- Leader: Imoru Ayarna
- Founder: Imoru Ayarna
- Founded: 1969
- Dissolved: 1970
- Merged into: Justice Party with National Alliance of Liberals and United Nationalist Party
- National affiliation: Ghana
- Parliament (1969-1970): 2 / 140

= People's Action Party (Ghana, 1969–1970) =

Political party in Ghana

The People's Action Party (PAP) was a political party in Ghana during the Second Republic (1969-1972). In elections held on 29 August 1969, the PAP won 2 out of 140 seats in the National Assembly. The party's leader and founder was Imoru Ayarna.

==Election results==
The party was one of five to contest the 1969 Ghanaian parliamentary election. The party won two seats in the Western Region of Ghana. These were the Nzema West constituency which was won by Francis Asuah Amalemah and the Nzema East seat won by Timothy Amihere Mensah Imoru Ayarna himself also contested the elections but did not win a seat.
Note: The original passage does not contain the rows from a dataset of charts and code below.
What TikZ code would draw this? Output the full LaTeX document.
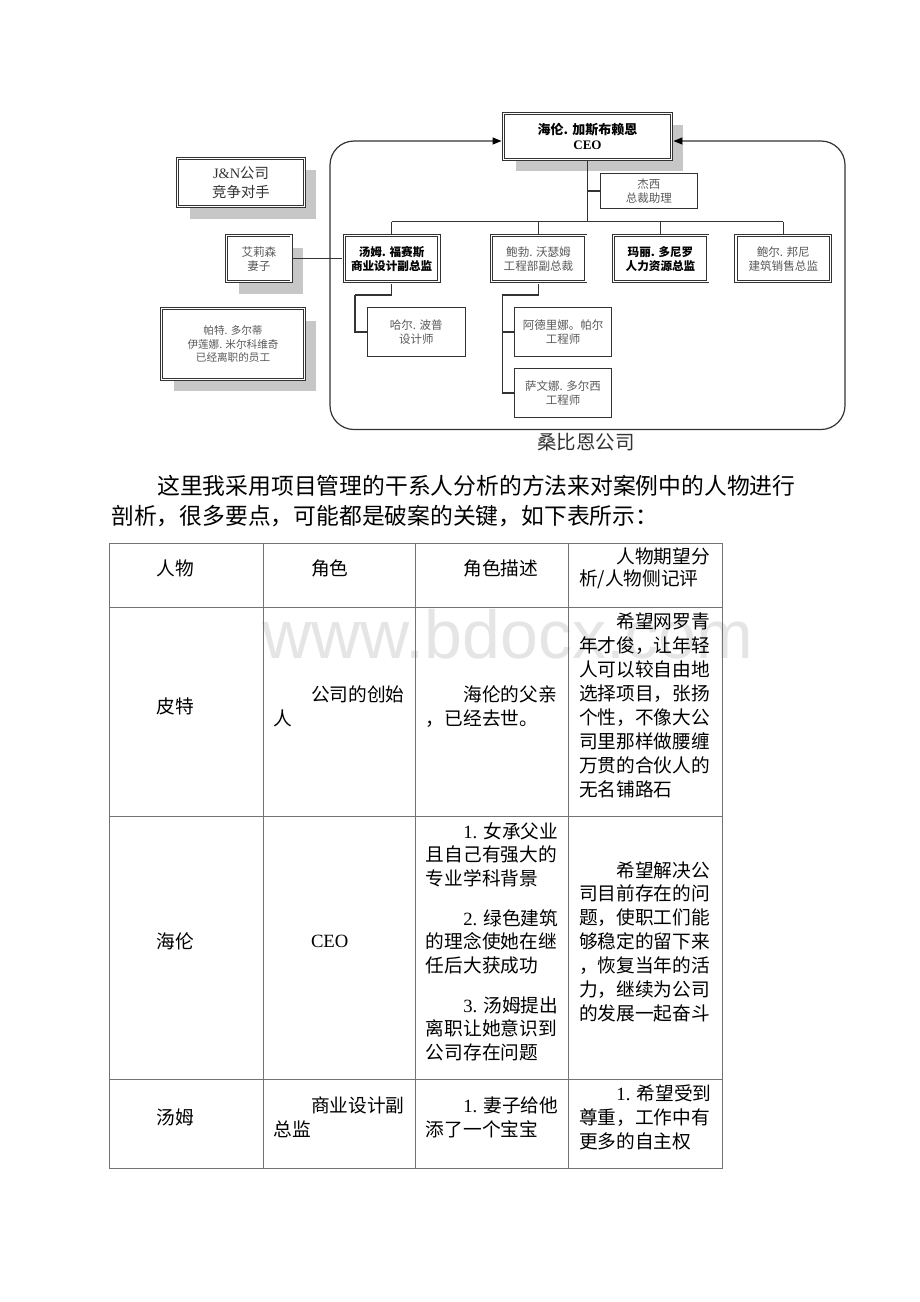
\documentclass[tikz,border=0pt]{standalone}
\usepackage{fontspec}
\setmainfont{Liberation Serif}
\newfontfamily\cjk{Noto Sans CJK SC}
\newfontfamily\wmfont{Liberation Sans}
\usetikzlibrary{arrows.meta,shadows}
\tikzset{
  dbox/.style={draw=black!80, line width=0.9pt, double=white, double distance=1.4pt,
    fill=white, inner sep=0pt, align=center, text=black!65,
    font=\cjk\fontsize{11.6}{14}\selectfont},
  boldtxt/.style={text=black, font=\cjk\bfseries\fontsize{11.6}{14}\selectfont},
  sbox/.style={draw=black!80, line width=1pt, fill=white, inner sep=0pt, align=center,
    text=black!65, font=\cjk\fontsize{11.5}{14.6}\selectfont},
  shd/.style={drop shadow={shadow xshift=12pt, shadow yshift=-12pt, fill=black!22, opacity=1}},
  conn/.style={draw=black!80, line width=1.2pt},
  tline/.style={draw=black!55, line width=0.9pt},
  tcell/.style={anchor=west, align=left, inner sep=0pt, text=black,
    font=\cjk\fontsize{18.7}{24}\selectfont},
  para/.style={anchor=west, inner sep=0pt, text=black, font=\cjk\fontsize{22.8}{28}\selectfont},
  headtip/.style={{Triangle[length=9pt,width=7pt,fill=black,color=black]}-{Triangle[length=9pt,width=7pt,fill=black,color=black]}},
}
\begin{document}
\begin{tikzpicture}[x=1pt,y=-1pt]
\useasboundingbox (0,0) rectangle (920,1302);
\fill[white] (0,0) rectangle (920,1302);

% watermark
\node[anchor=base west, inner sep=0pt, text=black!10, font=\wmfont\fontsize{68}{68}\selectfont] (wm) at (262,658) {www.bdocx.com};

% ---------------- org chart ----------------
\node[dbox, shd, minimum width=167.8pt, minimum height=46.1pt, text=black,
      font=\cjk\bfseries\fontsize{13}{15.6}\selectfont] (ceo) at (587.5,136.3)
      {海伦. 加斯布赖恩\\{\rmfamily\bfseries CEO}};
\node[sbox, minimum width=97.5pt, minimum height=35.6pt] (jes) at (648.75,191) {杰西\\总裁助理};

\node[dbox, boldtxt, minimum width=94.6pt, minimum height=46.1pt] (tom) at (391.6,258.7) {汤姆. 福赛斯\\商业设计副总监};
\node[dbox, minimum width=94.6pt, minimum height=46.1pt] (bob) at (538.5,258.7) {鲍勃. 沃瑟姆\\工程部副总裁};
\node[dbox, boldtxt, minimum width=94.6pt, minimum height=46.1pt] (mary) at (660.5,258.7) {玛丽. 多尼罗\\人力资源总监};
\node[dbox, minimum width=94.6pt, minimum height=46.1pt] (bon) at (783.3,258.7) {鲍尔. 邦尼\\建筑销售总监};

\node[sbox, minimum width=97.6pt, minimum height=48.4pt] (hal) at (416.3,332) {哈尔. 波普\\设计师};
\node[sbox, minimum width=97.6pt, minimum height=48.4pt] (ade) at (563,332) {阿德里娜。帕尔\\工程师};
\node[sbox, minimum width=97.6pt, minimum height=48.4pt] (sav) at (563,393) {萨文娜. 多尔西\\工程师};

\node[dbox, shd, minimum width=126.8pt, minimum height=48.4pt, text=black!80,
      font=\cjk\fontsize{14.4}{18.4}\selectfont] (jn) at (241,182.5) {{\rmfamily J\&N}公司\\竞争对手};
\node[dbox, shd, minimum width=64.5pt, minimum height=46.1pt] (ali) at (258.9,258.7) {艾莉森\\妻子};
\node[dbox, shd, minimum width=142.8pt, minimum height=70.8pt,
      font=\cjk\fontsize{10.6}{13.9}\selectfont] (pat) at (233,344) {帕特. 多尔蒂\\伊莲娜. 米尔科维奇\\已经离职的员工};

% connectors
\coordinate (busY) at (0,221.7);
\draw[conn, shorten <=1.6pt] (ceo.south) -- (ceo.south |- busY);
\draw[conn] (jes.west) -- (jes.west -| ceo.south);
\draw[conn] (tom.north |- busY) -- (bon.north |- busY);
\foreach \n in {tom,bob,mary,bon}{
  \draw[conn, shorten >=1.6pt] (\n.north |- busY) -- (\n.north);
}
\coordinate (tE) at (355,295);
\coordinate (bE) at (502.3,295);
\draw[conn, shorten <=1.6pt] (tom.south) |- (tE);
\draw[conn] (tE) |- (hal.west);
\draw[conn, shorten <=1.6pt] (bob.south) |- (bE);
\draw[conn] (bE) |- (sav.west);
\draw[conn] (bE |- ade.west) -- (ade.west);
\draw[conn, shorten <=1.6pt, shorten >=1.6pt] (ali.east) -- (tom.west);

% company outline with arrows to the CEO
\path (ceo.west) ++(-1.6,4.7) coordinate (aL);
\path (ceo.east) ++(1.6,4.7) coordinate (aR);
\draw[conn, rounded corners=24pt, headtip]
  (aL) -- (330,141) -- (330,429.5) -- (845,429.5) -- (845,141) -- (aR);
\node[inner sep=0pt, text=black!80, font=\cjk\fontsize{19.5}{20}\selectfont] (lbl) at (586,442) {桑比恩公司};

% ---------------- paragraph ----------------
\node[para] (p1) at (157,486) {这里我采用项目管理的干系人分析的方法来对案例中的人物进行};
\node[para] (p2) at (111,516) {剖析，很多要点，可能都是破案的关键，如下表所示：};

% ---------------- table ----------------
\draw[tline] (109,543.3) rectangle (722,1168.3);
\draw[tline] (109,607) -- (722,607);
\draw[tline] (109,816) -- (722,816);
\draw[tline] (109,1079.3) -- (722,1079.3);
\draw[tline] (263.4,543.3) -- (263.4,1168.3);
\draw[tline] (415.7,543.3) -- (415.7,1168.3);
\draw[tline] (568.8,543.3) -- (568.8,1168.3);

\node[tcell] (h1) at (119,568) {\hspace*{2em}人物};
\node[tcell] (h2) at (273.4,568) {\hspace*{2em}角色};
\node[tcell] (h3) at (425.7,568) {\hspace*{2em}角色描述};
\node[tcell, font=\cjk\fontsize{18.7}{22.3}\selectfont] (h4) at (578.8,568) {\hspace*{2em}人物期望分\\析/人物侧记评};

\node[tcell] (a1) at (119,706.7) {\hspace*{2em}皮特};
\node[tcell] (a2) at (273.4,706.5) {\hspace*{2em}公司的创始\\人};
\node[tcell] (a3) at (425.7,706.5) {\hspace*{2em}海伦的父亲\\，已经去世。};
\node[tcell] (a4) at (578.8,705) {\hspace*{2em}希望网罗青\\年才俊，让年轻\\人可以较自由地\\选择项目，张扬\\个性，不像大公\\司里那样做腰缠\\万贯的合伙人的\\无名铺路石};

\node[tcell] (b1) at (119,941.7) {\hspace*{2em}海伦};
\node[tcell] (b2) at (273.4,941.7) {\hspace*{2em}{\rmfamily CEO}};
\node[tcell, font=\cjk\fontsize{18.7}{23.5}\selectfont] (b3) at (425.7,941.4)
  {\hspace*{2em}{\rmfamily 1. }女承父业\\且自己有强大的\\专业学科背景\\[16.5pt]\hspace*{2em}{\rmfamily 2. }绿色建筑\\的理念使她在继\\任后大获成功\\[16.5pt]\hspace*{2em}{\rmfamily 3. }汤姆提出\\离职让她意识到\\公司存在问题};
\node[tcell, font=\cjk\fontsize{18.7}{23.9}\selectfont] (b4) at (578.8,941.7)
  {\hspace*{2em}希望解决公\\司目前存在的问\\题，使职工们能\\够稳定的留下来\\，恢复当年的活\\力，继续为公司\\的发展一起奋斗};

\node[tcell] (c1) at (119,1117) {\hspace*{2em}汤姆};
\node[tcell] (c2) at (273.4,1117) {\hspace*{2em}商业设计副\\总监};
\node[tcell] (c3) at (425.7,1117) {\hspace*{2em}{\rmfamily 1. }妻子给他\\添了一个宝宝};
\node[tcell] (c4) at (578.8,1117) {\hspace*{2em}{\rmfamily 1. }希望受到\\尊重，工作中有\\更多的自主权};
\end{tikzpicture}
\end{document}
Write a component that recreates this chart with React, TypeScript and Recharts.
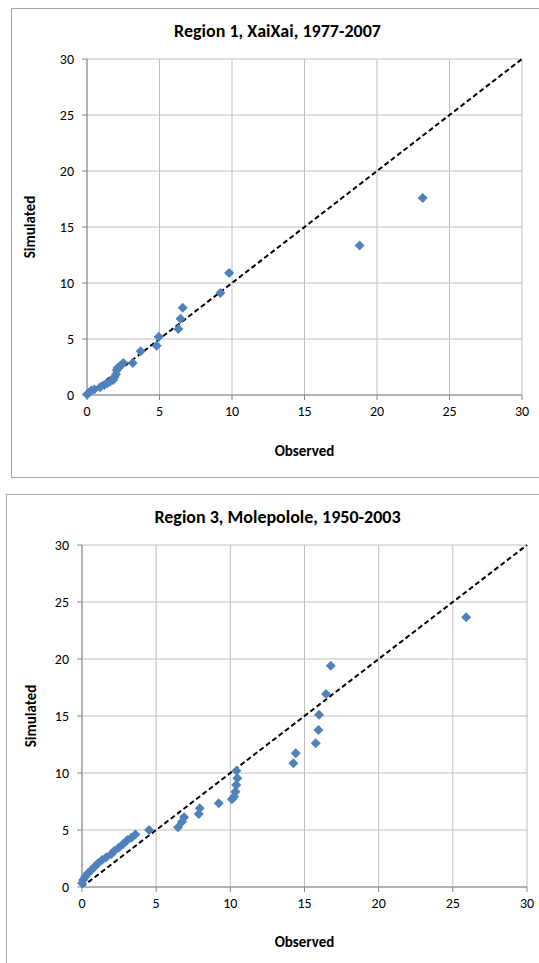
import { ScatterChart, Scatter, XAxis, YAxis, CartesianGrid, ReferenceLine } from 'recharts'

const AXIS_TICKS = [0, 5, 10, 15, 20, 25, 30]

// Region 1, XaiXai
const r1Observed = [0, 0.1, 0.3, 0.5, 0.9, 1.2, 1.4, 1.6, 1.8, 1.9, 2.0, 2.05, 2.1, 2.25, 2.5, 3.15, 3.7, 4.8, 4.95, 6.3, 6.45, 6.6, 9.2, 9.8, 18.8, 23.15]
const r1Simulated = [0.05, 0.15, 0.4, 0.5, 0.7, 0.9, 1.05, 1.2, 1.35, 1.6, 1.85, 2.2, 2.4, 2.55, 2.85, 2.85, 3.9, 4.4, 5.2, 5.9, 6.8, 7.8, 9.1, 10.9, 13.35, 17.6]

// Region 3, Molepolole
const r3Observed = [0, 0.07, 0.22, 0.4, 0.63, 0.85, 1.08, 1.35, 1.64, 1.98, 2.16, 2.47, 2.76, 3.06, 3.33, 3.6, 4.52, 6.47, 6.74, 6.88, 7.87, 7.94, 9.22, 10.11, 10.25, 10.34, 10.4, 10.47, 10.41, 14.25, 14.41, 15.76, 15.94, 15.98, 16.45, 16.77, 25.9]
const r3Simulated = [0.32, 0.61, 0.9, 1.2, 1.49, 1.78, 2.08, 2.37, 2.6, 2.89, 3.16, 3.45, 3.74, 4.12, 4.33, 4.61, 5.0, 5.24, 5.73, 6.11, 6.4, 6.9, 7.34, 7.69, 7.92, 8.36, 8.95, 9.53, 10.2, 10.85, 11.73, 12.6, 13.77, 15.11, 16.92, 19.41, 23.66]

// 1:1 line
const ONE_TO_ONE = [0, 30]

const FONT = 'Carlito, Lato, "Open Sans", sans-serif'

function Diamond(props: any) {
  const { cx, cy } = props
  if (cx == null || cy == null) return null
  const r = 5
  return <path d={`M${cx},${cy - r}L${cx + r},${cy}L${cx},${cy + r}L${cx - r},${cy}Z`} fill='#4f81bd' />
}

interface PanelProps {
  title: string
  observed: number[]
  simulated: number[]
  left: number
  top: number
  frameHeight: number
  chartHeight: number
  plotHeight: number
  marginRight: number
  yLabelOffset: number
  xLabelOffset: number
}

function Panel({ title, observed, simulated, left, top, frameHeight, chartHeight, plotHeight, marginRight, yLabelOffset, xLabelOffset }: PanelProps) {
  const data = observed.map((x, i) => ({ x, y: simulated[i] }))
  const labelStyle = { fontWeight: 'bold', fontSize: 15, fill: '#000' }
  return (
    <>
      <div
        style={{
          position: 'absolute',
          left,
          top,
          width: 600,
          height: frameHeight,
          border: '1px solid #a6a6a6',
          boxSizing: 'border-box',
        }}
      />
      <div
        style={{
          position: 'absolute',
          left: 0,
          width: 555,
          top: top + 12,
          textAlign: 'center',
          fontWeight: 'bold',
          fontSize: 18,
          lineHeight: '22px',
          color: '#000',
        }}
      >
        {title}
      </div>
      <div style={{ position: 'absolute', left, top }}>
        <ScatterChart width={540} height={chartHeight} margin={{ top: 51, right: marginRight, bottom: 0, left: 0 }}>
          <CartesianGrid stroke='#bfbfbf' strokeWidth={1} />
          <XAxis
            type='number'
            dataKey='x'
            domain={[0, 30]}
            ticks={AXIS_TICKS}
            interval={0}
            height={chartHeight - 51 - plotHeight}
            stroke='#868686'
            tickSize={5}
            tickMargin={6}
            tick={{ fill: '#000', fontSize: 14 }}
            label={{ value: 'Observed', position: 'insideBottom', offset: xLabelOffset, style: labelStyle }}
          />
          <YAxis
            type='number'
            dataKey='y'
            domain={[0, 30]}
            ticks={AXIS_TICKS}
            interval={0}
            width={76}
            stroke='#868686'
            tickSize={5}
            tickMargin={8}
            tick={{ fill: '#000', fontSize: 14 }}
            label={{ value: 'Simulated', angle: -90, position: 'insideLeft', offset: yLabelOffset, style: { ...labelStyle, textAnchor: 'middle' } }}
          />
          <Scatter data={data} shape={<Diamond />} isAnimationActive={false} />
          <ReferenceLine
            segment={[
              { x: ONE_TO_ONE[0], y: ONE_TO_ONE[0] },
              { x: ONE_TO_ONE[1], y: ONE_TO_ONE[1] },
            ]}
            stroke='#000'
            strokeWidth={2}
            strokeDasharray='5 3'
          />
        </ScatterChart>
      </div>
    </>
  )
}

export default function App() {
  return (
    <div
      style={{
        position: 'absolute',
        left: 0,
        top: 0,
        width: 539,
        height: 963,
        overflow: 'hidden',
        background: '#fff',
        fontFamily: FONT,
      }}
    >
      <Panel
        title='Region 1, XaiXai, 1977-2007'
        observed={r1Observed}
        simulated={r1Simulated}
        left={11}
        top={8}
        frameHeight={470}
        chartHeight={470}
        plotHeight={336}
        marginRight={29}
        yLabelOffset={19}
        xLabelOffset={22}
      />
      <Panel
        title='Region 3, Molepolole, 1950-2003'
        observed={r3Observed}
        simulated={r3Simulated}
        left={6}
        top={494}
        frameHeight={520}
        chartHeight={480}
        plotHeight={342}
        marginRight={19}
        yLabelOffset={25}
        xLabelOffset={27}
      />
    </div>
  )
}
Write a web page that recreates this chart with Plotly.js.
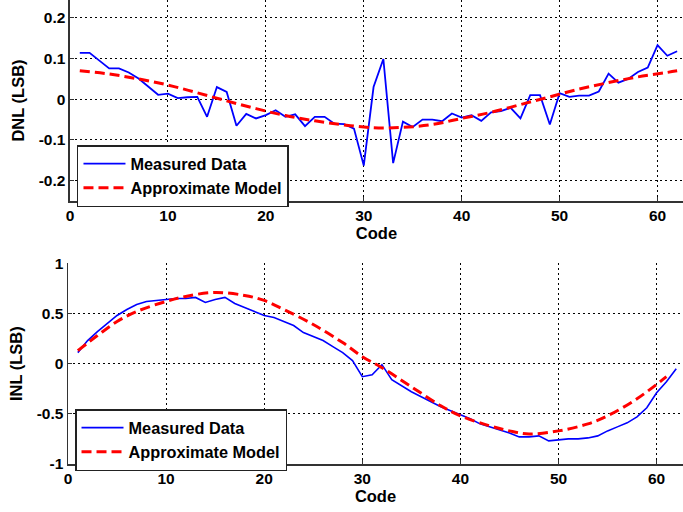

===Parliamentary elections===

| Election | Number of PAP votes | Share of votes | Seats | +/- | Position | Outcome |
|---|---|---|---|---|---|---|
| 1969 | 51,125 | 3.40% | 2 | Increase | +4th | Opposition |

==Merger==
In October 1970, the PAP together with the National Alliance of Liberals (NAL) and the United Nationalist Party (UNP) merged to form the Justice Party to provide a unified opposition in parliament.